Message processing is the extraction of information about key events described in brief narratives concerning a narrow domain. This is a suitable task for natural language understanding, since the amount of world knowledge required is limited. However, the messages are often ill-formed and therefore require the grammar which parses them to be quite forgiving. This often results in a proliferation of parses. This problem is compounded by one's inability to construct a complete domain model which would resolve all the semantic ambiguity. Thus, selection of the correct parse becomes an important goal for such systems.
Structural preference is a technique which helps disambiguation by assigning a higher preference to certain syntactic structures.
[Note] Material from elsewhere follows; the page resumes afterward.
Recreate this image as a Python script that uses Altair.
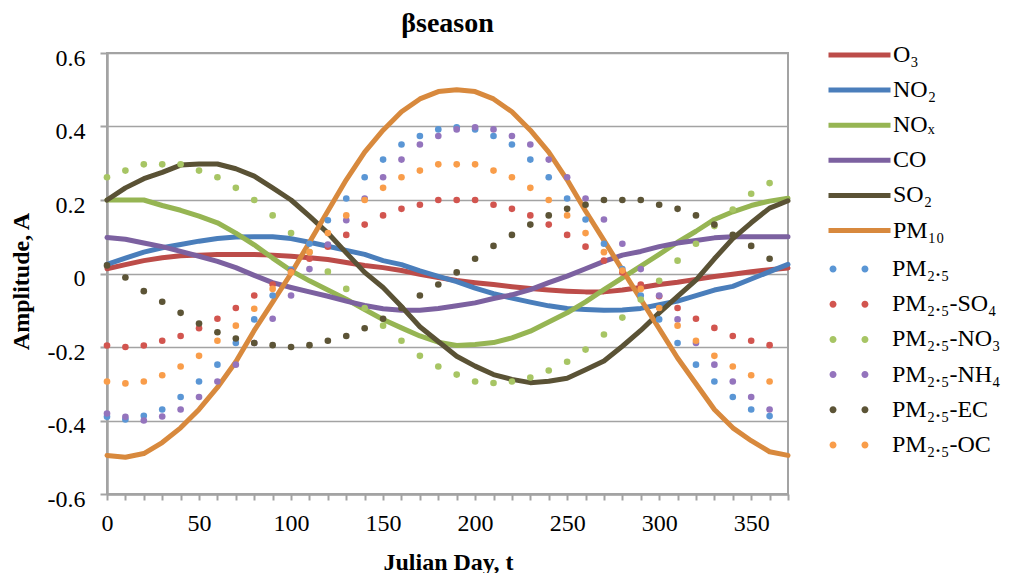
import altair as alt
import pandas as pd

# ---------------- data ----------------
line_days = list(range(0, 371, 10))   # 0..370
dot_days = list(range(0, 361, 10))    # 0..360

line_names = ["O₃", "NO₂", "NOₓ", "CO", "SO₂", "PM₁₀"]
line_colors = ["#BC4C49", "#4A7EBB", "#96B553", "#7C61A0", "#5A5235", "#D8893D"]

o3 = [0.013, 0.024, 0.035, 0.043, 0.048, 0.05, 0.052, 0.052, 0.052, 0.05,
      0.047, 0.043, 0.038, 0.03, 0.022, 0.016, 0.008, -0.002, -0.011, -0.019,
      -0.025, -0.03, -0.036, -0.041, -0.045, -0.048, -0.05, -0.05, -0.045, -0.038,
      -0.03, -0.024, -0.016, -0.008, -0.002, 0.005, 0.01, 0.015]
no2 = [0.025, 0.042, 0.058, 0.07, 0.079, 0.088, 0.095, 0.099, 0.1, 0.1,
       0.095, 0.085, 0.074, 0.063, 0.052, 0.035, 0.024, 0.007, -0.008, -0.022,
       -0.04, -0.055, -0.067, -0.078, -0.088, -0.095, -0.098, -0.1, -0.099, -0.095,
       -0.085, -0.075, -0.06, -0.045, -0.035, -0.015, 0.005, 0.025]
nox = [0.2, 0.2, 0.2, 0.185, 0.172, 0.156, 0.138, 0.11, 0.078, 0.042,
       0.008, -0.02, -0.045, -0.07, -0.098, -0.125, -0.148, -0.17, -0.187, -0.196,
       -0.193, -0.188, -0.175, -0.157, -0.132, -0.107, -0.077, -0.044, -0.012, 0.02,
       0.052, 0.085, 0.115, 0.147, 0.168, 0.185, 0.197, 0.205]
co = [0.098, 0.093, 0.083, 0.073, 0.06, 0.047, 0.033, 0.016, -0.005, -0.025,
      -0.038, -0.05, -0.062, -0.075, -0.087, -0.096, -0.1, -0.1, -0.095, -0.088,
      -0.08, -0.068, -0.058, -0.044, -0.025, -0.007, 0.013, 0.033, 0.05, 0.06,
      0.073, 0.083, 0.09, 0.097, 0.1, 0.1, 0.1, 0.1]
so2 = [0.2, 0.233, 0.258, 0.275, 0.295, 0.298, 0.298, 0.285, 0.265, 0.233,
       0.2, 0.156, 0.11, 0.056, 0.003, -0.038, -0.09, -0.145, -0.185, -0.225,
       -0.252, -0.275, -0.288, -0.297, -0.293, -0.285, -0.262, -0.238, -0.198, -0.155,
       -0.107, -0.062, -0.018, 0.04, 0.095, 0.138, 0.178, 0.198]
pm10 = [-0.495, -0.5, -0.49, -0.46, -0.42, -0.37, -0.31, -0.24, -0.155, -0.078,
        0.0, 0.085, 0.17, 0.255, 0.33, 0.39, 0.44, 0.475, 0.495, 0.5,
        0.495, 0.475, 0.44, 0.39, 0.33, 0.255, 0.17, 0.09, 0.01, -0.07,
        -0.15, -0.23, -0.3, -0.37, -0.42, -0.455, -0.485, -0.495]

dot_names = ["PM₂.₅", "PM₂.₅-SO₄", "PM₂.₅-NO₃", "PM₂.₅-NH₄", "PM₂.₅-EC", "PM₂.₅-OC"]
dot_colors = ["#5A96D5", "#D2554F", "#A7C564", "#9474BD", "#5C5436", "#F99D4A"]

pm25 = [-0.39, -0.397, -0.387, -0.37, -0.336, -0.294, -0.248, -0.189, -0.125, -0.06,
        0.011, 0.081, 0.145, 0.204, 0.262, 0.31, 0.351, 0.374, 0.392, 0.398,
        0.392, 0.374, 0.351, 0.31, 0.262, 0.204, 0.147, 0.081, 0.012, -0.06,
        -0.125, -0.189, -0.248, -0.294, -0.336, -0.37, -0.388]
so4 = [-0.196, -0.2, -0.196, -0.183, -0.17, -0.149, -0.123, -0.094, -0.06, -0.03,
       0.005, 0.04, 0.073, 0.105, 0.133, 0.158, 0.176, 0.187, 0.2, 0.2,
       0.2, 0.187, 0.176, 0.158, 0.133, 0.105, 0.073, 0.035, 0.003, -0.03,
       -0.062, -0.094, -0.123, -0.148, -0.17, -0.183, -0.195]
no3 = [0.262, 0.28, 0.297, 0.297, 0.297, 0.28, 0.262, 0.233, 0.2, 0.158,
       0.11, 0.058, 0.005, -0.042, -0.094, -0.142, -0.183, -0.224, -0.253, -0.275,
       -0.294, -0.298, -0.294, -0.283, -0.264, -0.24, -0.207, -0.166, -0.12, -0.071,
       -0.02, 0.035, 0.081, 0.129, 0.174, 0.217, 0.246]
nh4 = [-0.381, -0.39, -0.4, -0.389, -0.37, -0.336, -0.294, -0.248, -0.189, -0.123,
       -0.06, 0.012, 0.079, 0.145, 0.204, 0.262, 0.31, 0.351, 0.374, 0.392,
       0.398, 0.392, 0.374, 0.351, 0.31, 0.262, 0.204, 0.147, 0.081, 0.012,
       -0.06, -0.125, -0.189, -0.248, -0.294, -0.336, -0.37]
ec = [0.022, -0.011, -0.048, -0.077, -0.107, -0.136, -0.16, -0.177, -0.189, -0.195,
      -0.2, -0.195, -0.183, -0.17, -0.149, -0.123, -0.094, -0.06, -0.03, 0.003,
      0.04, 0.075, 0.105, 0.133, 0.158, 0.176, 0.187, 0.2, 0.2, 0.2,
      0.187, 0.176, 0.158, 0.133, 0.105, 0.075, 0.04]
oc = [-0.294, -0.299, -0.294, -0.277, -0.253, -0.224, -0.183, -0.142, -0.096, -0.042,
      0.003, 0.058, 0.11, 0.158, 0.2, 0.233, 0.262, 0.28, 0.297, 0.297,
      0.297, 0.28, 0.262, 0.233, 0.2, 0.158, 0.11, 0.058, 0.008, -0.042,
      -0.094, -0.142, -0.183, -0.224, -0.253, -0.277, -0.294]

x_ticks = line_days
y_ticks = [-0.6, -0.4, -0.2, 0.0, 0.2, 0.4, 0.6]

# ---------------- tables ----------------
line_rows = []
for i, (name, vals) in enumerate(zip(line_names, [o3, no2, nox, co, so2, pm10])):
    for d, v in zip(line_days, vals):
        line_rows.append({"series": name, "ord": i, "day": d, "amp": v})
line_df = pd.DataFrame(line_rows)

dot_rows = []
for i, (name, vals) in enumerate(zip(dot_names, [pm25, so4, no3, nh4, ec, oc])):
    for d, v in zip(dot_days, vals):
        dot_rows.append({"series": name, "ord": i, "day": d, "amp": v})
dot_df = pd.DataFrame(dot_rows)

FONT = "Liberation Serif"
GRID = "#A3A3A3"

x_enc = alt.X(
    "day:Q",
    scale=alt.Scale(domain=[0, 370], nice=False, zero=False),
    axis=alt.Axis(
        values=x_ticks,
        labelExpr="datum.value % 50 == 0 ? datum.label : ''",
        labelOverlap=False, labelBound=False, labelFlush=False,
        grid=False, tickSize=6, tickColor=GRID, tickWidth=2,
        domainColor=GRID, domainWidth=2.5,
        labelFont=FONT, labelFontSize=24, labelColor="black",
        labelBaseline="alphabetic", labelPadding=30,
        title="Julian Day, t", titleFont=FONT, titleFontSize=24,
        titleFontWeight="bold", titleColor="black",
        titleX=341, titleY=75, titleBaseline="alphabetic",
    ),
)
y_enc = alt.Y(
    "amp:Q",
    scale=alt.Scale(domain=[-0.6, 0.6], nice=False),
    axis=alt.Axis(
        values=y_ticks,
        labelExpr="abs(datum.value) < 1e-9 ? '0' : (datum.value < 0 ? '-' + format(-datum.value, '.1f') : format(datum.value, '.1f'))",
        labelOverlap=False,
        grid=True, gridColor=GRID, gridWidth=1.5,
        tickSize=7, tickColor=GRID, tickWidth=2,
        domainColor=GRID, domainWidth=2.5,
        labelFont=FONT, labelFontSize=24, labelColor="black",
        labelBaseline="alphabetic", labelOffset=12, labelPadding=15,
        title="Amplitude, A", titleFont=FONT, titleFontSize=24,
        titleFontWeight="bold", titleColor="black",
        titleX=-79, titleY=228, titleAngle=-90, titleBaseline="alphabetic",
        titleAlign="center",
    ),
)

line_legend = alt.Legend(
    title=None, orient="none", legendX=719, legendY=-9,
    symbolType="stroke", symbolSize=3844, symbolStrokeWidth=5,
    clipHeight=22, rowPadding=11.1, padding=0, labelOffset=0,
    labelFont=FONT, labelFontSize=24, labelColor="black", labelLimit=250,
)

dots_path = ("M -0.983 0 A 0.113 0.113 0 1 1 -0.757 0 A 0.113 0.113 0 1 1 -0.983 0 Z "
             "M 0.047 0 A 0.113 0.113 0 1 1 0.273 0 A 0.113 0.113 0 1 1 0.047 0 Z")
dot_legend = alt.Legend(
    title=None, orient="none", legendX=722, legendY=205,
    symbolType=dots_path, symbolSize=3844, symbolStrokeWidth=0,
    symbolOpacity=1,
    clipHeight=22, rowPadding=11.2, padding=0, labelOffset=1,
    labelFont=FONT, labelFontSize=24, labelColor="black", labelLimit=250,
)

lines = alt.Chart(line_df).mark_line(strokeWidth=5, strokeCap="round", strokeJoin="round").encode(
    x=x_enc, y=y_enc,
    color=alt.Color("series:N", scale=alt.Scale(domain=line_names, range=line_colors),
                    legend=line_legend),
    order="day:Q",
)

dots = alt.Chart(dot_df).mark_circle(size=44, opacity=1).encode(
    x=x_enc, y=y_enc,
    color=alt.Color("series:N", scale=alt.Scale(domain=dot_names, range=dot_colors),
                    legend=dot_legend),
)

chart = alt.layer(lines, dots).resolve_scale(color="independent").properties(
    width=681, height=441,
    title=alt.TitleParams("βseason", font=FONT, fontSize=28, fontWeight="bold",
                          color="black", anchor="middle", offset=6),
    autosize=alt.AutoSizeParams(type="none"),
    padding={"left": 99, "top": 45, "right": 215, "bottom": 79},
    background="white",
).configure_view(stroke=GRID, strokeWidth=2).configure_axis(labelOverlap=False)

chart.save("out.html", embed_options={"renderer": "svg", "actions": False})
The idea of statistical parsing evolved from the desire of being able to prefer certain structures over others on the basis of empirical observations, rather than ad-hoc judgement. In the framework of statistical parsing, every production of the grammar is assigned a priority, which is computed from a statistical analysis of a corpus.
There are two distinct methodologies that can be used for assigning these priorities. In Supervised Training, only the correct parses are used for training the grammar. On the other hand, Unsupervised Training uses parses independent of their semantic validity. After assigning the priorities, the parser searches for parses in a best-first order as dictated by these priorities.
When this scheme was incorporated into the PROTEUS message understanding system while processing OPREP (U.S. Navy Operational) messages, a two-fold advantage was observed. Firstly, the speed of the parsing increased, because rare productions tended not to get used at all. Secondly, since the parses were generated in the best-first order, the parses generated earlier on tended to be more likely and semantically more acceptable.
The performance of the modified parsing algorithm was evaluated with and without several refinements such as the use of context sensitive statistics and the use of heuristic penalties. The relative performances of the grammars trained by Supervised Training and Unsupervised Training were also compared.